Siempre he pensado que un buen remedio para mi impaciencia y para mis tristezas sin sentido es cocinar.
Es como si algo se instalara en mi interior y mis manos empiezan a fabricar cosas que pueden nutrir a otras personas. Creo que al final es eso... la sensación de poder hacer algo para las personas que son importantes para mí.
En este caso, nosotros no celebramos ningún aniversario, ni cosas por el estilo, pero esta noche viene a cenar Miguel y yo me dispuse a cocinar desde temprano, pensé qué le podría gustar... antes le había preguntado... pero en una desmarcada espectacular me dijo que yo decidiera.
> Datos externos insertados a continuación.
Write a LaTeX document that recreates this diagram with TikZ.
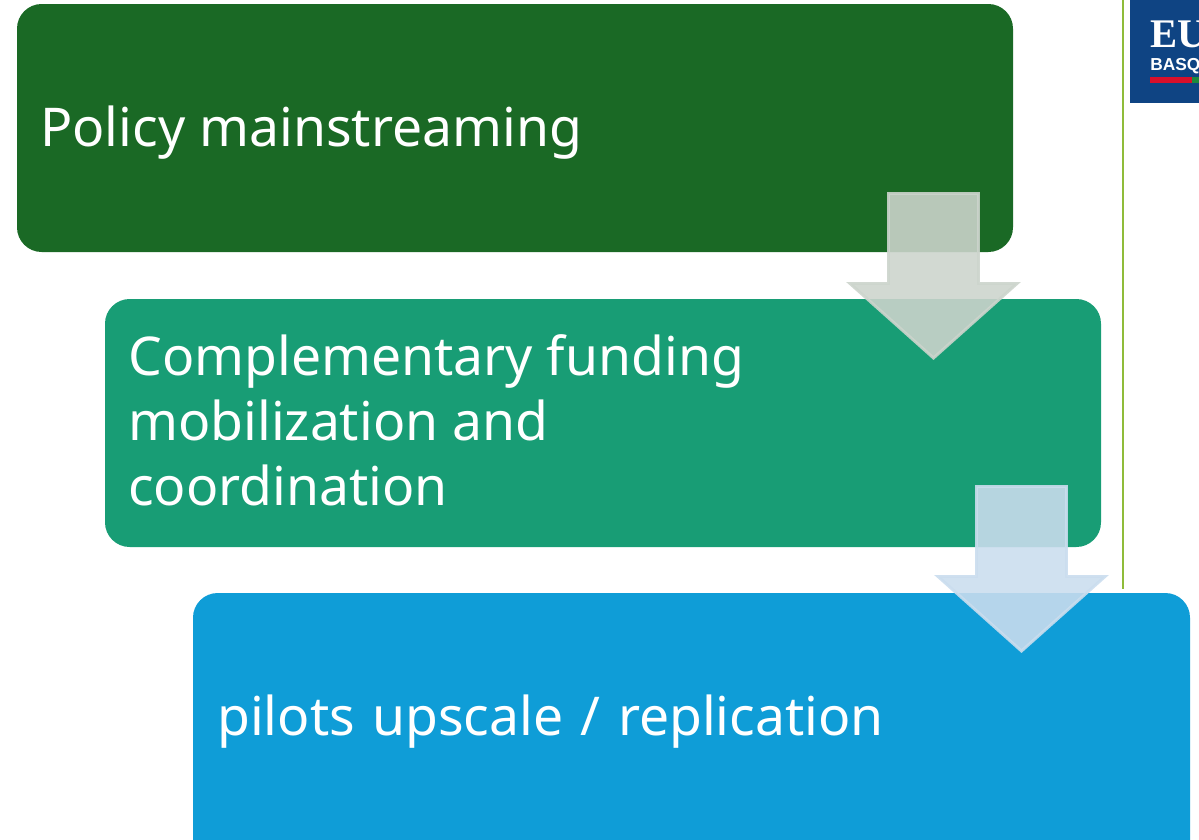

Como si eso fuera fácil.
Acá estoy, a un par de horas para que él llegue, tengo un reguero de verduras frente a mí, están esperando su turno para ser salteadas mientras la carne está cocinándose en la única sartén que tengo. Y me parece maravilloso como conviven el zuquini con los tomates y el ajo... así como se combinan las cebollas moradas con los hongos... estos dos últimos caramelizados por una sabrosa sidra de manzana.
Y se acercan las papas con cilantro y otras cosas que servirán para saciar un hambre que no es de estómago nada más, tal vez sea demasiado ingenua a mis 35 años, pero siempre he creído que compartir los alimentos genera lazos, establece vínculos y de paso... me recuerda que no estoy sola y que... aunque sea impaciente... todo tiene su tiempo de cocción y hay que esperar para todo esté mejor.